## [Given material]
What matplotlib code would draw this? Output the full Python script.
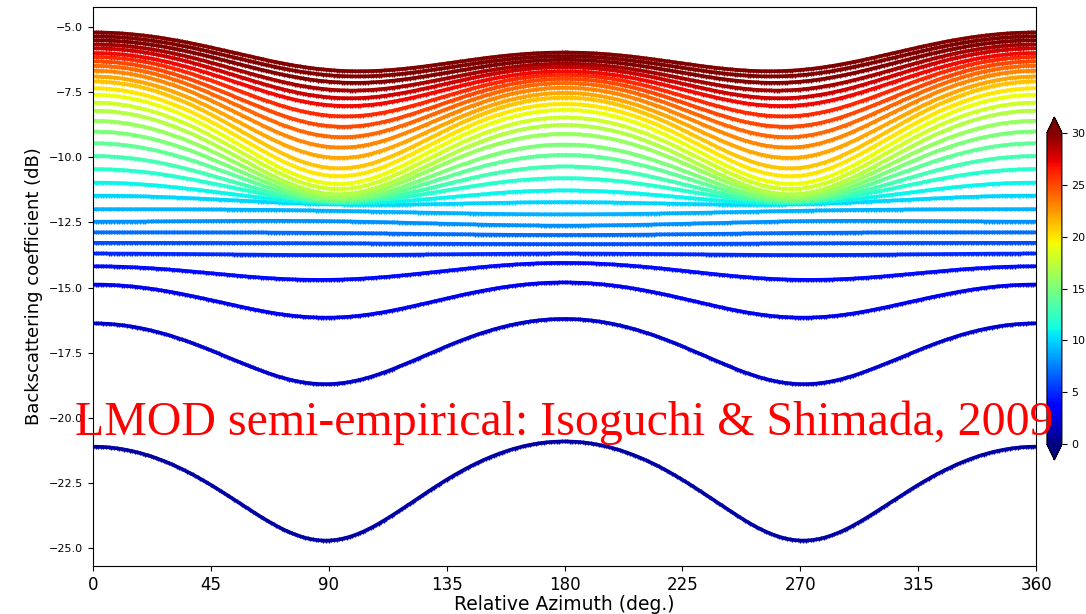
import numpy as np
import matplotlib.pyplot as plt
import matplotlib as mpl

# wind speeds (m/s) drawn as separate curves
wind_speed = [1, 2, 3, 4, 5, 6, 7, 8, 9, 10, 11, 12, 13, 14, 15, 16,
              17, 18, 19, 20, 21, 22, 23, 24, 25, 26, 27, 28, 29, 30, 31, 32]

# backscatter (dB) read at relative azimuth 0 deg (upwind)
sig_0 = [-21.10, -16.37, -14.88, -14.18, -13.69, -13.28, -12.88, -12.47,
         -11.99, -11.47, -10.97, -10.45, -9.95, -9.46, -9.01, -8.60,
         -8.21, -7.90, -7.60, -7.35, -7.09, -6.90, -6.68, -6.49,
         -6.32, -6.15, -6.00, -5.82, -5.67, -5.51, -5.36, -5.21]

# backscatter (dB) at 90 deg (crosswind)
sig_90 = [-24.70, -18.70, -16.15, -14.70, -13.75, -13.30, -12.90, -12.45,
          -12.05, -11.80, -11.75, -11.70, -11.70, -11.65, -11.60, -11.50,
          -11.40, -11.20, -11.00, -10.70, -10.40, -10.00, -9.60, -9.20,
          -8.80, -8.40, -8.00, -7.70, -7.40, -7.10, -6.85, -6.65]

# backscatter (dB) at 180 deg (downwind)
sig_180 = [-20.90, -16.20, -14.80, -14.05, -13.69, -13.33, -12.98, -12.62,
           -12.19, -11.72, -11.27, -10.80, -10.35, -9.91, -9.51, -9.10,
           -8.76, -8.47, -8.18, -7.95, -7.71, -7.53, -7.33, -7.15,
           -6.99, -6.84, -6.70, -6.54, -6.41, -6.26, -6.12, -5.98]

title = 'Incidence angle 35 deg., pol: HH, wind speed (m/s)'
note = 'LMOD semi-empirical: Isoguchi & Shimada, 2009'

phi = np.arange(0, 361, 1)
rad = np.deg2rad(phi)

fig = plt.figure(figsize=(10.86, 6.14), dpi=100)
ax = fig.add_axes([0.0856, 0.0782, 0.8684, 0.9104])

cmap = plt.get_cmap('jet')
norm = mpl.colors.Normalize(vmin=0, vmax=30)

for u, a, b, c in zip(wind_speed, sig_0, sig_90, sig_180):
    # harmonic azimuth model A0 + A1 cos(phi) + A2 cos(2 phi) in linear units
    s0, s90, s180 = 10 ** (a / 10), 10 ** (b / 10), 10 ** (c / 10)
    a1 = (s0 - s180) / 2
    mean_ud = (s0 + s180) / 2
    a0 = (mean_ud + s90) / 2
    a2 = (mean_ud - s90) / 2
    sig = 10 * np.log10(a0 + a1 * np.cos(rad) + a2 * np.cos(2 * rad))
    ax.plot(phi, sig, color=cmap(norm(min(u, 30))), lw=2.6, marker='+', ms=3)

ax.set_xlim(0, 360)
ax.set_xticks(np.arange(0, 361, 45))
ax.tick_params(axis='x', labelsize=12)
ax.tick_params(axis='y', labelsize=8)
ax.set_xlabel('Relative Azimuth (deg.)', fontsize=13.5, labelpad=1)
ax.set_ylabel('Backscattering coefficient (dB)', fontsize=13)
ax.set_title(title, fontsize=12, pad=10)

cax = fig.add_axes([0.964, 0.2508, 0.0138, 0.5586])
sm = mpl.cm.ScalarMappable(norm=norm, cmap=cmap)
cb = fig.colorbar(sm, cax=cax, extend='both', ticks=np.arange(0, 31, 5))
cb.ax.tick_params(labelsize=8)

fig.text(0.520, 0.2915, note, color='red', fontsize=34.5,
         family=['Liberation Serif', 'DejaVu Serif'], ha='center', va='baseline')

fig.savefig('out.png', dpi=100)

## [Task statement]
Extract all lines from the material above that include the word "matplotlib".

## [Answer for this exercise]
What matplotlib code would draw this? Output the full Python script.
import matplotlib.pyplot as plt
import matplotlib as mpl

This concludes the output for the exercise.